Wolff focuses the readers attention on one of Marx’s key discoveries about capitalism, namely surplus value, which is what employers appropriate above what they pay for wages. Wolff shows that productive workers are not compensated for the full amount and worth of their labour. And this constitutes exploitation. The expropriators constitute a tiny percentage of the population, and they control what happens with that surplus value. It is this relationship of production, Wolff insists, that has thwarted the democratic promises of the American, French, and other proletarian revolutions. And that this system of minority rule over ownership of assets and people’s labour power is also the cause of the staggering inequality that afflicts the world today.
His solution is to replace the capitalist economic system with what he refers to as Worker Self-Directed Enterprises (WSDEs) a system in which the workers not only own the means of production, but also own the related structural functions of the enterprise. This is Marxism at it’s purest.
The problem with Marxism, however, much like every other progressive idea, is not that it has been tried and found wanting, but that it has been found hard and so never tried. And I’m extremely thankful that someone has finally put something together articulating ideas that go beyond this “market capitalism vs. state socialism” false dichotomy that we’ve been brought up to believe. There are other viable alternatives.

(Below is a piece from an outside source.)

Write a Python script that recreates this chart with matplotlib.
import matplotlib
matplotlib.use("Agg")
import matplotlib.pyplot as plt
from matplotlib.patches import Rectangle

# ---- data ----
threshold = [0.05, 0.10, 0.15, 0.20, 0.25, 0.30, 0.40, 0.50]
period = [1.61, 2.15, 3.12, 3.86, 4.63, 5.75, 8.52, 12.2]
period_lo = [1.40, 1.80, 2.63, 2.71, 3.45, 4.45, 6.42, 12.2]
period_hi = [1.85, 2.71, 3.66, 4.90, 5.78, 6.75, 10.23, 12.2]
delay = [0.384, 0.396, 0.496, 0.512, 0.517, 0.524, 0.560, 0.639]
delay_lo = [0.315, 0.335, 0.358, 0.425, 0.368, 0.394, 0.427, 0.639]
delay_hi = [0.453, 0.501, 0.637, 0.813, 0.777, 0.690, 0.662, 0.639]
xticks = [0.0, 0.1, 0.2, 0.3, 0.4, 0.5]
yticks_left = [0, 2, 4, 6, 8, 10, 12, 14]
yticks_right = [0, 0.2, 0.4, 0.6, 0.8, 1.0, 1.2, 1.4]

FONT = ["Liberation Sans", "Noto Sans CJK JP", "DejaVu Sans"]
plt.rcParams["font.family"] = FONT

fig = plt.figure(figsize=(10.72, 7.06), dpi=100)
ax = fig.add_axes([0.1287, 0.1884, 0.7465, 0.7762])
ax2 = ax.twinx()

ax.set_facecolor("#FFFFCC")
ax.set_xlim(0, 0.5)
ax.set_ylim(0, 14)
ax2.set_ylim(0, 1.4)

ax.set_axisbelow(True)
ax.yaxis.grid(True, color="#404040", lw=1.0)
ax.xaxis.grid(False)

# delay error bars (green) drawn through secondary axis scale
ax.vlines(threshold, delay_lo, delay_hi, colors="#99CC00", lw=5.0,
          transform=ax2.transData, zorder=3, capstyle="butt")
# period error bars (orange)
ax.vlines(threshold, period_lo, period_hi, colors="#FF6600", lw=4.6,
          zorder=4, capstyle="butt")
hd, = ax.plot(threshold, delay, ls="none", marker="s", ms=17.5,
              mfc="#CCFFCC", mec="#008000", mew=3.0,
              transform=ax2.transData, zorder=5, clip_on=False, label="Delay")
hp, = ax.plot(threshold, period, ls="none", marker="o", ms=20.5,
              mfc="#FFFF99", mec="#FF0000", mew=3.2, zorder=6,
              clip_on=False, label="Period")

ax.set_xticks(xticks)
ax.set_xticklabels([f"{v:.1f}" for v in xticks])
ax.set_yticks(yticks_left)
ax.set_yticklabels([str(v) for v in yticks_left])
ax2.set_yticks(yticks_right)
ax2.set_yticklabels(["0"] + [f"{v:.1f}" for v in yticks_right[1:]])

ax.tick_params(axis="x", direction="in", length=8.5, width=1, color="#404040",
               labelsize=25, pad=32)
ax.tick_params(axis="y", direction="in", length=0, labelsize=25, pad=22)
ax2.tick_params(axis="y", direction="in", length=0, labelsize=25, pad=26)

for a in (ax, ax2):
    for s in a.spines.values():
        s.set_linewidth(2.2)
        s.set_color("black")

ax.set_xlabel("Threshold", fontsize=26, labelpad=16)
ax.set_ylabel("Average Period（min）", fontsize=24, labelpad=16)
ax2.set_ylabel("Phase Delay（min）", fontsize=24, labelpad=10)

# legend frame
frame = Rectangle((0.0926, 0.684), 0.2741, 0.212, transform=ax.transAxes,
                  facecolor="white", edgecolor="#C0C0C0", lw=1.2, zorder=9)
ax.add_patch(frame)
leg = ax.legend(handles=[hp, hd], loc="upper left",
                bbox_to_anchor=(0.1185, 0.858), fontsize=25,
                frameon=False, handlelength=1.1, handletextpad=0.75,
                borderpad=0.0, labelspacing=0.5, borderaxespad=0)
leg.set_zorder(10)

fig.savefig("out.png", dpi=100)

This idea that the majority of working people have become wage slaves and spend most of the best hours of the day (and give the best part of their lives) working for companies in which they have no stock in, or say in how they are run, is unacceptable.
We must acknowledge, as I believe many people do, that there is no future of capitalism without exploitation. There never has been, there never will be. It’s not so much that it can’t be reformed, it’s that its basis is to exploit. Therefore, it is past time we considered remedies for reining in the private government of the workplace similar to those we have long insisted should apply to the state. As Wolff righty argues, a true state democracy cannot be sustained without total democracy in the workplace. And a true democracy in the workplace will not be realized if the appropriators of surplus are not identical to the producers.
In these times of unprecedented inequality, it appears as if a new historical vista is decisively opening up before us. Making the relevance of Marx’s ideas ever more prescient as wage-labour, i.e. slavery, continues to extend its menacing hand into all corners of the earth.